Where, then, does evil come from? Jung’s answer: from the anima and the animus. “On this level of understanding, evil appears more as a distortion, a deformation, a misinterpretation and misapplication of facts that in themselves are natural. These falsifications and caricatures now appear as the specific effects of anima and animus, and the latter as the real authors of evil” (Jung 1951, §423).
The move is structurally important. The shadow, at its root, is the rejected nature. The anima and animus stand at the threshold between ego and unconscious; they are the mediators by which unconscious content enters consciousness. Evil, in Jung’s refined account, is not the content itself but the distortion that occurs in mediation — the falsification, the exaggeration, the moralizing caricature imposed by animus-opinion or anima-mood on material that is, in itself, morally neutral.

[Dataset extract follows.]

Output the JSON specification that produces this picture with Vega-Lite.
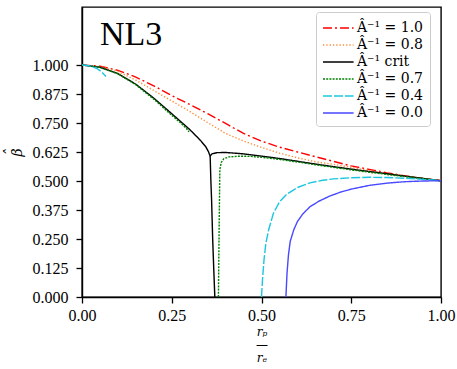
{
  "$schema": "https://vega.github.io/schema/vega-lite/v6.json",
  "width": 359,
  "height": 290,
  "autosize": {"type": "none"},
  "padding": {"left": 82, "top": 7, "right": 16, "bottom": 72},
  "background": "white",
  "config": {
    "view": {"stroke": "black", "strokeWidth": 1.4},
    "font": "Liberation Serif",
    "axis": {
      "grid": false,
      "labelFont": "Liberation Serif",
      "labelFontSize": 16,
      "labelColor": "black",
      "labelFlush": false,
      "labelOverlap": false,
      "tickColor": "black",
      "domainColor": "black",
      "tickSize": 6,
      "tickWidth": 1.3,
      "domainWidth": 1.4,
      "titleFont": "DejaVu Serif",
      "titleFontWeight": "normal",
      "titleFontStyle": "italic",
      "titleColor": "black",
      "titleFontSize": 14
    }
  },
  "encoding": {
    "x": {
      "field": "x", "type": "quantitative",
      "scale": {"domain": [0, 1], "nice": false, "zero": false},
      "axis": {"values": [0, 0.25, 0.5, 0.75, 1], "format": ".2f", "labelPadding": 4, "labelOverlap": false,
               "title": ["rₚ", "—", "rₑ"], "titleFontSize": 12, "titleLineHeight": 13, "titlePadding": 3}
    },
    "y": {
      "field": "y", "type": "quantitative",
      "scale": {"domain": [0, 1.25], "nice": false, "zero": false},
      "axis": {"values": [0, 0.125, 0.25, 0.375, 0.5, 0.625, 0.75, 0.875, 1.0], "format": ".3f",
               "labelOverlap": false, "labelPadding": 8, "title": ["ˆ", "β"], "titleLineHeight": 7, "titlePadding": 8}
    }
  },
  "layer": [
    {
      "data": {
        "values": [
          {"s": "1.0", "g": "r", "x": 0, "y": 1},
          {"s": "1.0", "g": "r", "x": 0.05, "y": 0.995},
          {"s": "1.0", "g": "r", "x": 0.1, "y": 0.977},
          {"s": "1.0", "g": "r", "x": 0.15, "y": 0.948},
          {"s": "1.0", "g": "r", "x": 0.2, "y": 0.91},
          {"s": "1.0", "g": "r", "x": 0.25, "y": 0.868},
          {"s": "1.0", "g": "r", "x": 0.3, "y": 0.83},
          {"s": "1.0", "g": "r", "x": 0.35, "y": 0.79},
          {"s": "1.0", "g": "r", "x": 0.4, "y": 0.748},
          {"s": "1.0", "g": "r", "x": 0.45, "y": 0.705},
          {"s": "1.0", "g": "r", "x": 0.5, "y": 0.672},
          {"s": "1.0", "g": "r", "x": 0.55, "y": 0.646},
          {"s": "1.0", "g": "r", "x": 0.6, "y": 0.625},
          {"s": "1.0", "g": "r", "x": 0.65, "y": 0.605},
          {"s": "1.0", "g": "r", "x": 0.7, "y": 0.585},
          {"s": "1.0", "g": "r", "x": 0.75, "y": 0.565},
          {"s": "1.0", "g": "r", "x": 0.8, "y": 0.55},
          {"s": "1.0", "g": "r", "x": 0.85, "y": 0.535},
          {"s": "1.0", "g": "r", "x": 0.9, "y": 0.522},
          {"s": "1.0", "g": "r", "x": 0.95, "y": 0.511},
          {"s": "1.0", "g": "r", "x": 1, "y": 0.502},

          {"s": "0.8", "g": "o", "x": 0, "y": 1},
          {"s": "0.8", "g": "o", "x": 0.05, "y": 0.993},
          {"s": "0.8", "g": "o", "x": 0.1, "y": 0.972},
          {"s": "0.8", "g": "o", "x": 0.15, "y": 0.935},
          {"s": "0.8", "g": "o", "x": 0.2, "y": 0.89},
          {"s": "0.8", "g": "o", "x": 0.25, "y": 0.845},
          {"s": "0.8", "g": "o", "x": 0.3, "y": 0.8},
          {"s": "0.8", "g": "o", "x": 0.35, "y": 0.752},
          {"s": "0.8", "g": "o", "x": 0.4, "y": 0.705},
          {"s": "0.8", "g": "o", "x": 0.45, "y": 0.672},
          {"s": "0.8", "g": "o", "x": 0.5, "y": 0.645},
          {"s": "0.8", "g": "o", "x": 0.55, "y": 0.62},
          {"s": "0.8", "g": "o", "x": 0.6, "y": 0.6},
          {"s": "0.8", "g": "o", "x": 0.65, "y": 0.583},
          {"s": "0.8", "g": "o", "x": 0.7, "y": 0.572},
          {"s": "0.8", "g": "o", "x": 0.75, "y": 0.559},
          {"s": "0.8", "g": "o", "x": 0.8, "y": 0.545},
          {"s": "0.8", "g": "o", "x": 0.85, "y": 0.533},
          {"s": "0.8", "g": "o", "x": 0.9, "y": 0.522},
          {"s": "0.8", "g": "o", "x": 0.95, "y": 0.511},
          {"s": "0.8", "g": "o", "x": 1, "y": 0.501},

          {"s": "crit", "g": "ku", "x": 0, "y": 1},
          {"s": "crit", "g": "ku", "x": 0.05, "y": 0.99},
          {"s": "crit", "g": "ku", "x": 0.1, "y": 0.963},
          {"s": "crit", "g": "ku", "x": 0.15, "y": 0.917},
          {"s": "crit", "g": "ku", "x": 0.2, "y": 0.857},
          {"s": "crit", "g": "ku", "x": 0.25, "y": 0.79},
          {"s": "crit", "g": "ku", "x": 0.3, "y": 0.722},
          {"s": "crit", "g": "ku", "x": 0.33, "y": 0.675},
          {"s": "crit", "g": "ku", "x": 0.345, "y": 0.647},
          {"s": "crit", "g": "ku", "x": 0.352, "y": 0.627},
          {"s": "crit", "g": "ku", "x": 0.357, "y": 0.607},
          {"s": "crit", "g": "ku", "x": 0.362, "y": 0.617},
          {"s": "crit", "g": "ku", "x": 0.375, "y": 0.622},
          {"s": "crit", "g": "ku", "x": 0.4, "y": 0.623},
          {"s": "crit", "g": "ku", "x": 0.45, "y": 0.617},
          {"s": "crit", "g": "ku", "x": 0.5, "y": 0.607},
          {"s": "crit", "g": "ku", "x": 0.55, "y": 0.597},
          {"s": "crit", "g": "ku", "x": 0.6, "y": 0.585},
          {"s": "crit", "g": "ku", "x": 0.65, "y": 0.573},
          {"s": "crit", "g": "ku", "x": 0.7, "y": 0.562},
          {"s": "crit", "g": "ku", "x": 0.75, "y": 0.551},
          {"s": "crit", "g": "ku", "x": 0.8, "y": 0.541},
          {"s": "crit", "g": "ku", "x": 0.85, "y": 0.531},
          {"s": "crit", "g": "ku", "x": 0.9, "y": 0.521},
          {"s": "crit", "g": "ku", "x": 0.95, "y": 0.511},
          {"s": "crit", "g": "ku", "x": 1, "y": 0.501},
          {"s": "crit", "g": "kd", "x": 0.357, "y": 0.607},
          {"s": "crit", "g": "kd", "x": 0.359, "y": 0.5},
          {"s": "crit", "g": "kd", "x": 0.361, "y": 0.418},
          {"s": "crit", "g": "kd", "x": 0.364, "y": 0.25},
          {"s": "crit", "g": "kd", "x": 0.367, "y": 0.12},
          {"s": "crit", "g": "kd", "x": 0.37, "y": 0},

          {"s": "0.7", "g": "gu", "x": 0, "y": 1},
          {"s": "0.7", "g": "gu", "x": 0.05, "y": 0.99},
          {"s": "0.7", "g": "gu", "x": 0.1, "y": 0.962},
          {"s": "0.7", "g": "gu", "x": 0.15, "y": 0.915},
          {"s": "0.7", "g": "gu", "x": 0.2, "y": 0.853},
          {"s": "0.7", "g": "gu", "x": 0.25, "y": 0.783},
          {"s": "0.7", "g": "gu", "x": 0.275, "y": 0.75},
          {"s": "0.7", "g": "gu", "x": 0.29, "y": 0.728},
          {"s": "0.7", "g": "gu", "x": 0.298, "y": 0.712},
          {"s": "0.7", "g": "gd", "x": 0.38, "y": 0},
          {"s": "0.7", "g": "gd", "x": 0.382, "y": 0.3},
          {"s": "0.7", "g": "gd", "x": 0.384, "y": 0.55},
          {"s": "0.7", "g": "gd", "x": 0.388, "y": 0.58},
          {"s": "0.7", "g": "gd", "x": 0.395, "y": 0.596},
          {"s": "0.7", "g": "gd", "x": 0.41, "y": 0.604},
          {"s": "0.7", "g": "gd", "x": 0.44, "y": 0.607},
          {"s": "0.7", "g": "gd", "x": 0.47, "y": 0.606},
          {"s": "0.7", "g": "gd", "x": 0.5, "y": 0.602},
          {"s": "0.7", "g": "gd", "x": 0.55, "y": 0.593},
          {"s": "0.7", "g": "gd", "x": 0.6, "y": 0.582},
          {"s": "0.7", "g": "gd", "x": 0.65, "y": 0.57},
          {"s": "0.7", "g": "gd", "x": 0.7, "y": 0.559},
          {"s": "0.7", "g": "gd", "x": 0.75, "y": 0.548},
          {"s": "0.7", "g": "gd", "x": 0.8, "y": 0.538},
          {"s": "0.7", "g": "gd", "x": 0.85, "y": 0.528},
          {"s": "0.7", "g": "gd", "x": 0.9, "y": 0.519},
          {"s": "0.7", "g": "gd", "x": 0.95, "y": 0.51},
          {"s": "0.7", "g": "gd", "x": 1, "y": 0.5},

          {"s": "0.4", "g": "cu", "x": 0, "y": 1},
          {"s": "0.4", "g": "cu", "x": 0.02, "y": 0.997},
          {"s": "0.4", "g": "cu", "x": 0.04, "y": 0.986},
          {"s": "0.4", "g": "cu", "x": 0.055, "y": 0.97},
          {"s": "0.4", "g": "cu", "x": 0.067, "y": 0.95},
          {"s": "0.4", "g": "cd", "x": 0.5, "y": 0},
          {"s": "0.4", "g": "cd", "x": 0.503, "y": 0.08},
          {"s": "0.4", "g": "cd", "x": 0.507, "y": 0.16},
          {"s": "0.4", "g": "cd", "x": 0.512, "y": 0.23},
          {"s": "0.4", "g": "cd", "x": 0.52, "y": 0.29},
          {"s": "0.4", "g": "cd", "x": 0.533, "y": 0.36},
          {"s": "0.4", "g": "cd", "x": 0.55, "y": 0.41},
          {"s": "0.4", "g": "cd", "x": 0.57, "y": 0.443},
          {"s": "0.4", "g": "cd", "x": 0.6, "y": 0.472},
          {"s": "0.4", "g": "cd", "x": 0.635, "y": 0.492},
          {"s": "0.4", "g": "cd", "x": 0.67, "y": 0.503},
          {"s": "0.4", "g": "cd", "x": 0.7, "y": 0.509},
          {"s": "0.4", "g": "cd", "x": 0.75, "y": 0.514},
          {"s": "0.4", "g": "cd", "x": 0.8, "y": 0.516},
          {"s": "0.4", "g": "cd", "x": 0.85, "y": 0.515},
          {"s": "0.4", "g": "cd", "x": 0.9, "y": 0.512},
          {"s": "0.4", "g": "cd", "x": 0.95, "y": 0.507},
          {"s": "0.4", "g": "cd", "x": 1, "y": 0.502},

          {"s": "0.0", "g": "b", "x": 0.568, "y": 0},
          {"s": "0.0", "g": "b", "x": 0.571, "y": 0.1},
          {"s": "0.0", "g": "b", "x": 0.575, "y": 0.18},
          {"s": "0.0", "g": "b", "x": 0.58, "y": 0.24},
          {"s": "0.0", "g": "b", "x": 0.59, "y": 0.29},
          {"s": "0.0", "g": "b", "x": 0.6, "y": 0.325},
          {"s": "0.0", "g": "b", "x": 0.615, "y": 0.358},
          {"s": "0.0", "g": "b", "x": 0.635, "y": 0.389},
          {"s": "0.0", "g": "b", "x": 0.66, "y": 0.413},
          {"s": "0.0", "g": "b", "x": 0.69, "y": 0.435},
          {"s": "0.0", "g": "b", "x": 0.72, "y": 0.452},
          {"s": "0.0", "g": "b", "x": 0.75, "y": 0.465},
          {"s": "0.0", "g": "b", "x": 0.8, "y": 0.481},
          {"s": "0.0", "g": "b", "x": 0.85, "y": 0.491},
          {"s": "0.0", "g": "b", "x": 0.9, "y": 0.497},
          {"s": "0.0", "g": "b", "x": 0.95, "y": 0.5},
          {"s": "0.0", "g": "b", "x": 1, "y": 0.501}
        ]
      },
      "mark": {"type": "line", "strokeWidth": 1.4, "clip": true},
      "encoding": {
        "detail": {"field": "g"},
        "color": {
          "field": "s", "type": "nominal",
          "scale": {
            "domain": ["1.0", "0.8", "crit", "0.7", "0.4", "0.0"],
            "range": ["#ff0000", "#ff8c3a", "#000000", "#008000", "#1cc6e0", "#4848ff"]
          },
          "legend": {
            "title": null,
            "orient": "none",
            "legendX": 234,
            "legendY": 5,
            "padding": 6,
            "rowPadding": 0,
            "fillColor": "white",
            "strokeColor": "#cccccc",
            "cornerRadius": 3,
            "symbolType": "M-1,0H2.4",
            "symbolSize": 324,
            "symbolStrokeWidth": 1.5,
            "labelOffset": 15,
            "labelFont": "DejaVu Serif",
            "labelFontSize": 14,
            "labelColor": "black",
            "labelLimit": 200,
            "labelExpr": "datum.label == 'crit' ? 'Â⁻¹ crit' : 'Â⁻¹ = ' + datum.label"
          }
        },
        "strokeDash": {
          "field": "s", "type": "nominal",
          "scale": {
            "domain": ["1.0", "0.8", "crit", "0.7", "0.4", "0.0"],
            "range": [[9, 3, 2, 3], [1.3, 2], [1, 0], [2, 1.2], [9, 2], [1, 0]]
          },
          "legend": null
        }
      }
    },
    {
      "data": {"values": [{"x": 0.05, "y": 1.085, "t": "NL3"}]},
      "mark": {"type": "text", "align": "left", "baseline": "alphabetic", "font": "Liberation Serif", "fontSize": 34, "color": "black"},
      "encoding": {
        "text": {"field": "t"}
      }
    }
  ]
}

The thread has Gnostic resonance. In the Sophia myth the fall of wisdom into matter produces not evil as a substance but error — the misprision of the good as its opposite. Jung’s reading of the anima and animus as authors of evil is a psychological rendering of the same theological structure.

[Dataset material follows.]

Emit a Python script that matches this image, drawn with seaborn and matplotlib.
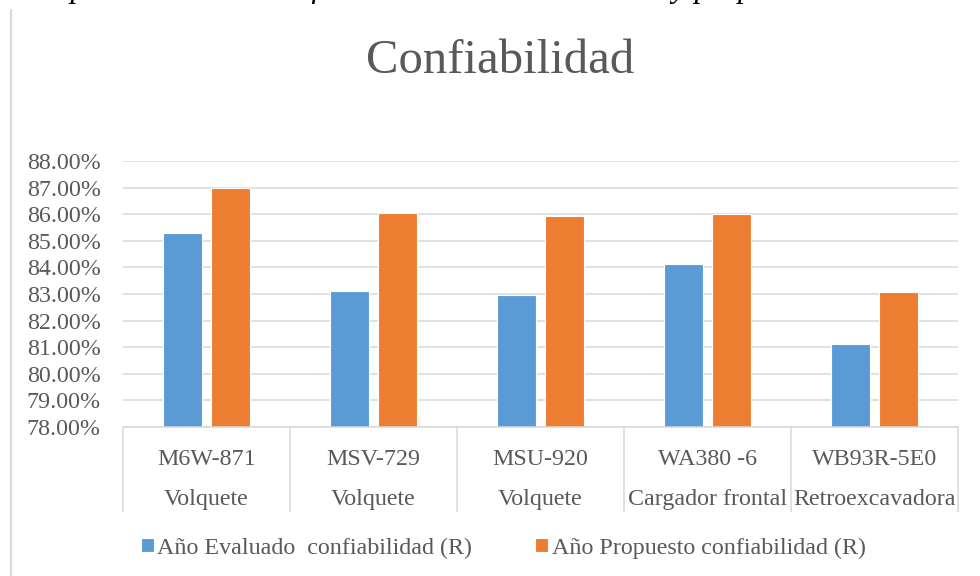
import numpy as np
import pandas as pd
import matplotlib
matplotlib.use("Agg")
import matplotlib.pyplot as plt
from matplotlib.lines import Line2D
import seaborn as sns

# ---- data ----
equipos = ["M6W-871", "MSV-729", "MSU-920", "WA380 -6", "WB93R-5E0"]
tipos = ["Volquete", "Volquete", "Volquete", "Cargador frontal", "Retroexcavadora"]
evaluado = [85.31, 83.10, 82.98, 84.13, 81.12]
propuesto = [87.00, 86.04, 85.94, 86.00, 83.07]
series = ["Año Evaluado  confiabilidad (R)", "Año Propuesto confiabilidad (R)"]
yticks = [78, 79, 80, 81, 82, 83, 84, 85, 86, 87, 88]
title = "Confiabilidad"
caption = "Comparación de la confiabilidad del año evaluado y propuesto"

BLUE = "#5B9BD5"
ORANGE = "#ED7D31"
TXT = "#595959"
GRID = "#D9D9D9"
FS = 17.3

sns.set_style("white")
plt.rcParams["font.family"] = ["Liberation Serif", "DejaVu Serif"]

df = pd.DataFrame({
    "equipo": equipos * 2,
    "valor": evaluado + propuesto,
    "serie": [series[0]] * len(equipos) + [series[1]] * len(equipos),
})

W, H = 980, 576
fig = plt.figure(figsize=(W / 100, H / 100), dpi=100)
ax = fig.add_axes([123 / W, 1 - 427 / H, (958 - 123) / W, (427 - 161) / H])

sns.barplot(data=df, x="equipo", y="valor", hue="serie", order=equipos,
            hue_order=series, palette=[BLUE, ORANGE], saturation=1,
            width=0.575, gap=0.2, errorbar=None, edgecolor="white",
            linewidth=0.8, ax=ax)

handles, labels = ax.get_legend_handles_labels()
if ax.get_legend() is not None:
    ax.get_legend().remove()

ax.set_xlim(-0.5, len(equipos) - 0.5)
ax.set_ylim(yticks[0], yticks[-1])
ax.set_yticks(yticks)
ax.set_yticklabels([f"{v:.2f}%" for v in yticks], fontsize=FS, color=TXT)
ax.tick_params(axis="y", length=0, pad=16)

ax.set_xticks(range(len(equipos)))
ax.set_xticklabels([f"{e}\n{t}" for e, t in zip(equipos, tipos)],
                   fontsize=FS, color=TXT, linespacing=2.17)
ax.tick_params(axis="x", which="major", length=0, pad=16)
ax.set_xticks(np.arange(-0.5, len(equipos), 1.0), minor=True)
ax.tick_params(axis="x", which="minor", bottom=True, length=61, width=1.1,
               color=GRID, direction="out")

ax.set_xlabel("")
ax.set_ylabel("")
ax.yaxis.grid(True, color=GRID, linewidth=1.1)
ax.set_axisbelow(True)
for s in ["left", "right", "top"]:
    ax.spines[s].set_visible(False)
ax.spines["bottom"].set_color(GRID)
ax.spines["bottom"].set_linewidth(1.1)

# title
fig.text(500 / W, 1 - 73 / H, title, ha="center", va="baseline",
         fontsize=35, color=TXT)

# caption cut off at the very top (only descenders show, as in the reference)
fig.text(10 / W, 1 + 3 / H, caption, ha="left", va="baseline",
         fontsize=23, style="italic", color="black")

# chart frame left edge
fig.add_artist(Line2D([11 / W, 11 / W], [0, 1 - 10 / H],
                      transform=fig.transFigure, color=GRID, linewidth=1.5))

fig.legend(handles, labels, loc="center", bbox_to_anchor=(503 / W, 1 - 548 / H),
           ncol=2, frameon=False, fontsize=FS, labelcolor=TXT,
           handlelength=0.55, handleheight=0.55, handletextpad=0.15,
           columnspacing=2.6, borderaxespad=0)

fig.savefig("out.png", dpi=100)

Jung completes the thought: “But we cannot stop even at this realization, for it turns out that all archetypes spontaneously develop favourable and unfavourable, light and dark, good and bad effects. In the end we have to acknowledge that the self is a complexio oppositorum precisely because there can be no reality without polarity” (Jung 1951, §423). The self contains both poles; the anima and animus are the mediators of either; the ethical work is the recognition of the mediation itself.
Sources
- carl-jung: anima and animus as the real authors of evil (Aion 1951, §423).
- james-hillman: mediation as the site where moralization imposes its distortions (Anima 1985).
- esther-harding: the animus-possessed woman’s certainty as a form of falsification (The Way of All Women 1970).